> [Aim] Copy the listing verbatim, excluding any images found in it.

☆ ☆ ☆ ☆ ☆

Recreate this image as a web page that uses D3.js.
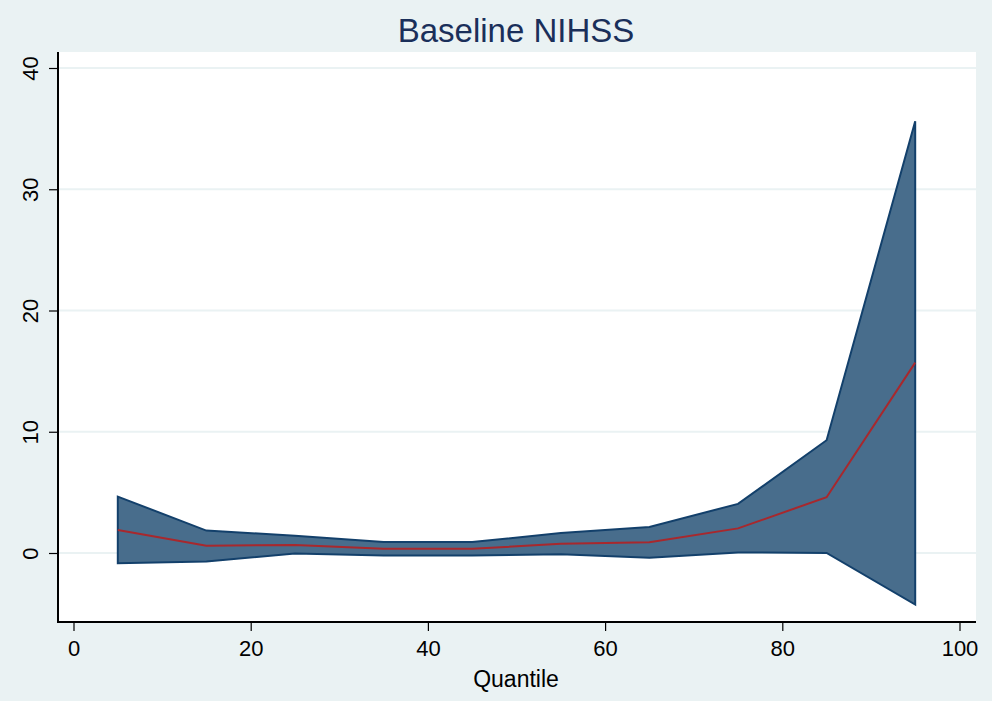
<!DOCTYPE html>
<html><head><meta charset="utf-8">
<script src="https://cdn.jsdelivr.net/npm/d3@7"></script>
<style>
html,body{margin:0;padding:0;background:#eaf2f3;}
svg{display:block;font-family:"Liberation Sans",Arial,Helvetica,sans-serif;}
</style></head>
<body>
<svg id="chart" width="992" height="701"></svg>
<script>
const quantiles = [5, 15, 25, 35, 45, 55, 65, 75, 85, 95];
const upperCI   = [4.65, 1.85, 1.43, 0.9, 0.9, 1.65, 2.15, 4.05, 9.3, 35.6];
const meanDiff  = [1.9, 0.6, 0.66, 0.35, 0.35, 0.76, 0.88, 2.03, 4.6, 15.7];
const lowerCI   = [-0.85, -0.7, -0.05, -0.2, -0.2, -0.1, -0.39, 0.05, 0.0, -4.25];
const xTicks = [0, 20, 40, 60, 80, 100];
const yTicks = [0, 10, 20, 30, 40];
const titleText = "Baseline NIHSS";
const xTitle = "Quantile";

const svg = d3.select("#chart");
const W = 992, H = 701;
const plot = {left: 58, right: 976, top: 52, bottom: 622};

svg.append("rect").attr("width", W).attr("height", H).attr("fill", "#eaf2f3");
svg.append("rect").attr("x", plot.left).attr("y", plot.top)
  .attr("width", plot.right - plot.left).attr("height", plot.bottom - plot.top)
  .attr("fill", "#ffffff");

const x = d3.scaleLinear().domain([0, 100]).range([73.5, 959.5]);
const y = d3.scaleLinear().domain([0, 40]).range([553, 68]);

// gridlines
svg.append("g").selectAll("line").data(yTicks).join("line")
  .attr("x1", plot.left).attr("x2", plot.right)
  .attr("y1", d => y(d)).attr("y2", d => y(d))
  .attr("stroke", "#eaf2f3").attr("stroke-width", 2);

const data = quantiles.map((q, i) => ({q, lo: lowerCI[i], hi: upperCI[i], m: meanDiff[i]}));

// CI area
const area = d3.area().x(d => x(d.q)).y0(d => y(d.lo)).y1(d => y(d.hi));
svg.append("path").datum(data)
  .attr("d", area)
  .attr("fill", "#486d8c").attr("stroke", "#13406b").attr("stroke-width", 2)
  .attr("stroke-linejoin", "miter");

// mean line
const line = d3.line().x(d => x(d.q)).y(d => y(d.m));
svg.append("path").datum(data).attr("d", line)
  .attr("fill", "none").attr("stroke", "#a8282d").attr("stroke-width", 2);

// axes
const yAxis = d3.axisLeft(y).tickValues(yTicks).tickSize(9).tickPadding(6).tickFormat(d3.format("d"));
const gy = svg.append("g").attr("transform", `translate(${plot.left},0)`).call(yAxis);
gy.select(".domain").remove();
gy.selectAll(".tick line").attr("stroke", "#000").attr("stroke-width", 1.2);
gy.selectAll(".tick text")
  .attr("x", 0).attr("y", 0)
  .attr("text-anchor", "middle")
  .attr("font-size", 22).attr("fill", "#000")
  .attr("transform", "translate(-28,0) rotate(-90)")
  .attr("dy", "0.35em");

const xAxis = d3.axisBottom(x).tickValues(xTicks).tickSize(9).tickPadding(5);
const gx = svg.append("g").attr("transform", `translate(0,${plot.bottom})`).call(xAxis);
gx.select(".domain").remove();
gx.selectAll(".tick line").attr("stroke", "#000").attr("stroke-width", 1.2);
gx.selectAll(".tick text").attr("font-size", 22).attr("fill", "#000").attr("dy", "0.9em");

// axis lines
svg.append("line").attr("x1", plot.left).attr("x2", plot.left)
  .attr("y1", plot.top).attr("y2", plot.bottom + 1)
  .attr("stroke", "#000").attr("stroke-width", 2);
svg.append("line").attr("x1", plot.left - 1).attr("x2", plot.right)
  .attr("y1", plot.bottom).attr("y2", plot.bottom)
  .attr("stroke", "#000").attr("stroke-width", 2);

// titles
svg.append("text").attr("x", 516).attr("y", 42).attr("text-anchor", "middle")
  .attr("font-size", 33).attr("fill", "#1a2f5a").text(titleText);
svg.append("text").attr("x", 516).attr("y", 687).attr("text-anchor", "middle")
  .attr("font-size", 23).attr("fill", "#000").text(xTitle);
</script>
</body></html>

☆ ☆ ☆ ☆ ☆

> [Worked solution]
Recreate this image as a web page that uses D3.js.
<!DOCTYPE html>
<html><head><meta charset="utf-8">
<script src="https://cdn.jsdelivr.net/npm/d3@7"></script>
<style>
html,body{margin:0;padding:0;background:#eaf2f3;}
svg{display:block;font-family:"Liberation Sans",Arial,Helvetica,sans-serif;}
</style></head>
<body>
<svg id="chart" width="992" height="701"></svg>
<script>
const quantiles = [5, 15, 25, 35, 45, 55, 65, 75, 85, 95];
const upperCI   = [4.65, 1.85, 1.43, 0.9, 0.9, 1.65, 2.15, 4.05, 9.3, 35.6];
const meanDiff  = [1.9, 0.6, 0.66, 0.35, 0.35, 0.76, 0.88, 2.03, 4.6, 15.7];
const lowerCI   = [-0.85, -0.7, -0.05, -0.2, -0.2, -0.1, -0.39, 0.05, 0.0, -4.25];
const xTicks = [0, 20, 40, 60, 80, 100];
const yTicks = [0, 10, 20, 30, 40];
const titleText = "Baseline NIHSS";
const xTitle = "Quantile";

const svg = d3.select("#chart");
const W = 992, H = 701;
const plot = {left: 58, right: 976, top: 52, bottom: 622};

svg.append("rect").attr("width", W).attr("height", H).attr("fill", "#eaf2f3");
svg.append("rect").attr("x", plot.left).attr("y", plot.top)
  .attr("width", plot.right - plot.left).attr("height", plot.bottom - plot.top)
  .attr("fill", "#ffffff");

const x = d3.scaleLinear().domain([0, 100]).range([73.5, 959.5]);
const y = d3.scaleLinear().domain([0, 40]).range([553, 68]);

// gridlines
svg.append("g").selectAll("line").data(yTicks).join("line")
  .attr("x1", plot.left).attr("x2", plot.right)
  .attr("y1", d => y(d)).attr("y2", d => y(d))
  .attr("stroke", "#eaf2f3").attr("stroke-width", 2);

const data = quantiles.map((q, i) => ({q, lo: lowerCI[i], hi: upperCI[i], m: meanDiff[i]}));

// CI area
const area = d3.area().x(d => x(d.q)).y0(d => y(d.lo)).y1(d => y(d.hi));
svg.append("path").datum(data)
  .attr("d", area)
  .attr("fill", "#486d8c").attr("stroke", "#13406b").attr("stroke-width", 2)
  .attr("stroke-linejoin", "miter");

// mean line
const line = d3.line().x(d => x(d.q)).y(d => y(d.m));
svg.append("path").datum(data).attr("d", line)
  .attr("fill", "none").attr("stroke", "#a8282d").attr("stroke-width", 2);

// axes
const yAxis = d3.axisLeft(y).tickValues(yTicks).tickSize(9).tickPadding(6).tickFormat(d3.format("d"));
const gy = svg.append("g").attr("transform", `translate(${plot.left},0)`).call(yAxis);
gy.select(".domain").remove();
gy.selectAll(".tick line").attr("stroke", "#000").attr("stroke-width", 1.2);
gy.selectAll(".tick text")
  .attr("x", 0).attr("y", 0)
  .attr("text-anchor", "middle")
  .attr("font-size", 22).attr("fill", "#000")
  .attr("transform", "translate(-28,0) rotate(-90)")
  .attr("dy", "0.35em");

const xAxis = d3.axisBottom(x).tickValues(xTicks).tickSize(9).tickPadding(5);
const gx = svg.append("g").attr("transform", `translate(0,${plot.bottom})`).call(xAxis);
gx.select(".domain").remove();
gx.selectAll(".tick line").attr("stroke", "#000").attr("stroke-width", 1.2);
gx.selectAll(".tick text").attr("font-size", 22).attr("fill", "#000").attr("dy", "0.9em");

// axis lines
svg.append("line").attr("x1", plot.left).attr("x2", plot.left)
  .attr("y1", plot.top).attr("y2", plot.bottom + 1)
  .attr("stroke", "#000").attr("stroke-width", 2);
svg.append("line").attr("x1", plot.left - 1).attr("x2", plot.right)
  .attr("y1", plot.bottom).attr("y2", plot.bottom)
  .attr("stroke", "#000").attr("stroke-width", 2);

// titles
svg.append("text").attr("x", 516).attr("y", 42).attr("text-anchor", "middle")
  .attr("font-size", 33).attr("fill", "#1a2f5a").text(titleText);
svg.append("text").attr("x", 516).attr("y", 687).attr("text-anchor", "middle")
  .attr("font-size", 23).attr("fill", "#000").text(xTitle);
</script>
</body></html>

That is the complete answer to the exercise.